It’s a weird feeling to load up a yearly Call of Duty release for the first time and not have a campaign to start. Rather, there’s a series of character “specialist” vignettes with some light story elements attached to them, and instead the centerpiece of Black Ops 4 is Blackout, its sprawling Battle Royale mode.
Having played a good amount of Blackout in the beta and then some cursory matches this morning, I’ve already come to a conclusion.
This feels like the beginning of the end for the Battle Royale trend.
To be clear, this is not because I think Blackout is bad. The opposite, actually. I think Blackout is very, very good, and probably the most made-for-me Battle Royale title out there, as I’ve always loved Call of Duty combat and prefer it to the likes of PUBG and Fortnite. Using it in a mode like this on a sprawling map like this is a blast, and I’m looking forward to playing a ton of Blackout going forward.
So what do I mean?
Blackout feels like it’s about to suck the remaining oxygen out of the room when it comes to the Battle Royale trend. Like this will be the last major entry into the genre of any real significance, and then we will approach whatever the “next thing” is soon enough here.
Here’s the current state of how I see the Battle Royale genre:
- PUBG has been declining for a long time now, unable to keep pace with Fortnite. Given that gameplay is most similar to Blackout, it will be hit hardest by it, and its declines will only accelerate.
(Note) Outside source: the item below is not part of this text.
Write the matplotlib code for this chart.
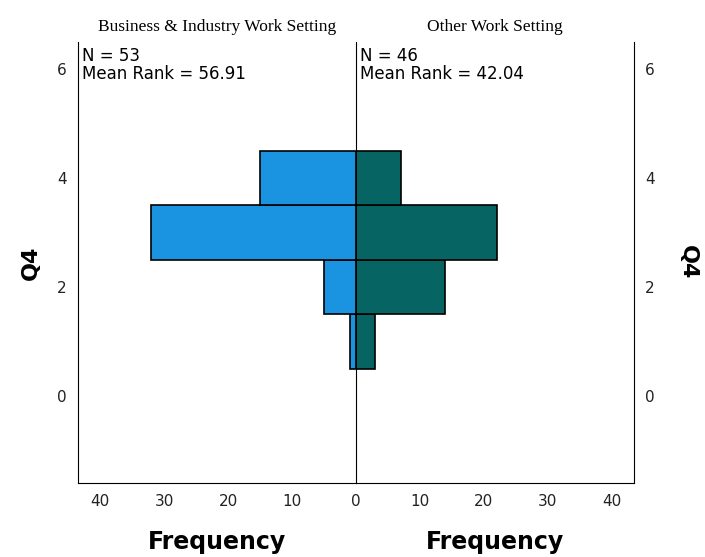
import matplotlib.pyplot as plt

# valores de Q4 e frequências
valores_q4 = [1, 2, 3, 4]
freq_business = [1, 5, 32, 15]
freq_outros = [3, 14, 22, 7]

grupos = ["Business & Industry Work Setting", "Other Work Setting"]
n_grupos = [53, 46]
mean_rank = [56.91, 42.04]

cor_esq = "#1a94e0"
cor_dir = "#066462"

fig = plt.figure(figsize=(7.05, 5.57), dpi=100)
ax_esq = fig.add_axes([78 / 705, 74 / 557, 278 / 705, 441 / 557])
ax_dir = fig.add_axes([356 / 705, 74 / 557, 278 / 705, 441 / 557])
ax_dir.patch.set_alpha(0)

ax_esq.barh(valores_q4, freq_business, height=1.0, color=cor_esq,
            edgecolor="black", linewidth=1.2)
ax_dir.barh(valores_q4, freq_outros, height=1.0, color=cor_dir,
            edgecolor="black", linewidth=1.2)

for ax in (ax_esq, ax_dir):
    ax.set_xlim(0, 43.5)
    ax.set_ylim(-1.6, 6.5)
    ax.set_yticks([0, 2, 4, 6])
    ax.spines["top"].set_visible(False)
    ax.tick_params(length=0, labelsize=11, pad=8, labelcolor="#222222")
    ax.set_xlabel("Frequency", fontsize=17, fontweight="bold", labelpad=15)

ax_esq.set_xticks([0, 10, 20, 30, 40])
ax_dir.set_xticks([10, 20, 30, 40])
ax_esq.invert_xaxis()
ax_esq.set_ylabel("Q4", fontsize=16, fontweight="bold", labelpad=12)
ax_dir.spines["left"].set_visible(False)
ax_dir.yaxis.tick_right()
ax_dir.yaxis.set_label_position("right")
ax_dir.set_ylabel("Q4", fontsize=16, fontweight="bold", rotation=270, labelpad=31)

# linha central por cima das barras
ax_dir.axvline(0, color="black", linewidth=1.2, zorder=5)

# títulos de cada lado
for ax, grupo, n, mr in zip((ax_esq, ax_dir), grupos, n_grupos, mean_rank):
    ax.text(0.5, 1.017, grupo, transform=ax.transAxes, ha="center", va="bottom",
            fontsize=12.5, family="Liberation Serif")
    ax.text(0.013, 0.988, f"N = {n}\nMean Rank = {mr:.2f}",
            transform=ax.transAxes, ha="left", va="top", fontsize=12,
            linespacing=0.98, zorder=6)

fig.savefig("out.png", dpi=100)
- Fortnite is still enormously popular, but it definitely seems like it has peaked, and it’s about to head into a very, very crowded fall release season when it’s practically had the entire rest of the year all to itself. It may always be the League of Legends of the battle royale genre, but its true glory days may be behind it.
- Between PUBG and Fortnite, most other upstart Battle Royale comers from smaller studios have been pushed out of the market. Some have niches that will never grow larger, some have been killed outright (remember that one week of Radical Heights?). It does not seem wise to keep developing and releasing BR games for these studios, now that AAA players are getting involved.
- Given the relative lack of buzz I see around Battlefield V, I don’t think its BR mode is going to make all that much of an impact when it arrives, given that BF games have always been high player counts on big maps, and its going a distant second to Blackout after being delayed until November.
- A few other AAA games may try, but I can’t see like, Red Dead Royale or something becoming a real fixture in the scene.
So that leaves Blackout, which I do believe will find a solid playerbase and be played frequently for at least the better part of the year until next year’s COD, even if Activision says they’ll be supporting Blackout past that.
But the point is, it feels like with the release of Blackout, all the major players are in fixed spots, and there isn’t a ton of room in the genre to keep expanding. If Blackout is a hit, it will probably come at the cost of players in existing staples, PUBG or Fortnite. If it’s not, then everything about BR’s decline I just said is amplified.
This is a less extreme version of how Overwatch arrived, created the hero shooter trend by itself, then had almost no real competition. Everyone gave up trying and then moved on to Battle Royale, leaving Overwatch to own the space by itself (though it too is suffering from the move to BR). Here, we have more major players, at least three, but it feels like we’re in the same part of the cycle now. It seems unwise for too many other games to try to compete with behemoths like Call of Duty and Fortnite, so we will probably soon move on to whatever the next thing is going to be, though I can’t predict what it is yet.
I do think Blackout is going to be a hit, and propel Black Ops 4 sales even higher than they would be otherwise. But as for the genre as a whole, with such a major contender arriving on the scene, the end seems somewhat nigh for any real competition or innovation in the space going forward. I might be wrong, but that’s certainly how it feels looking ahead.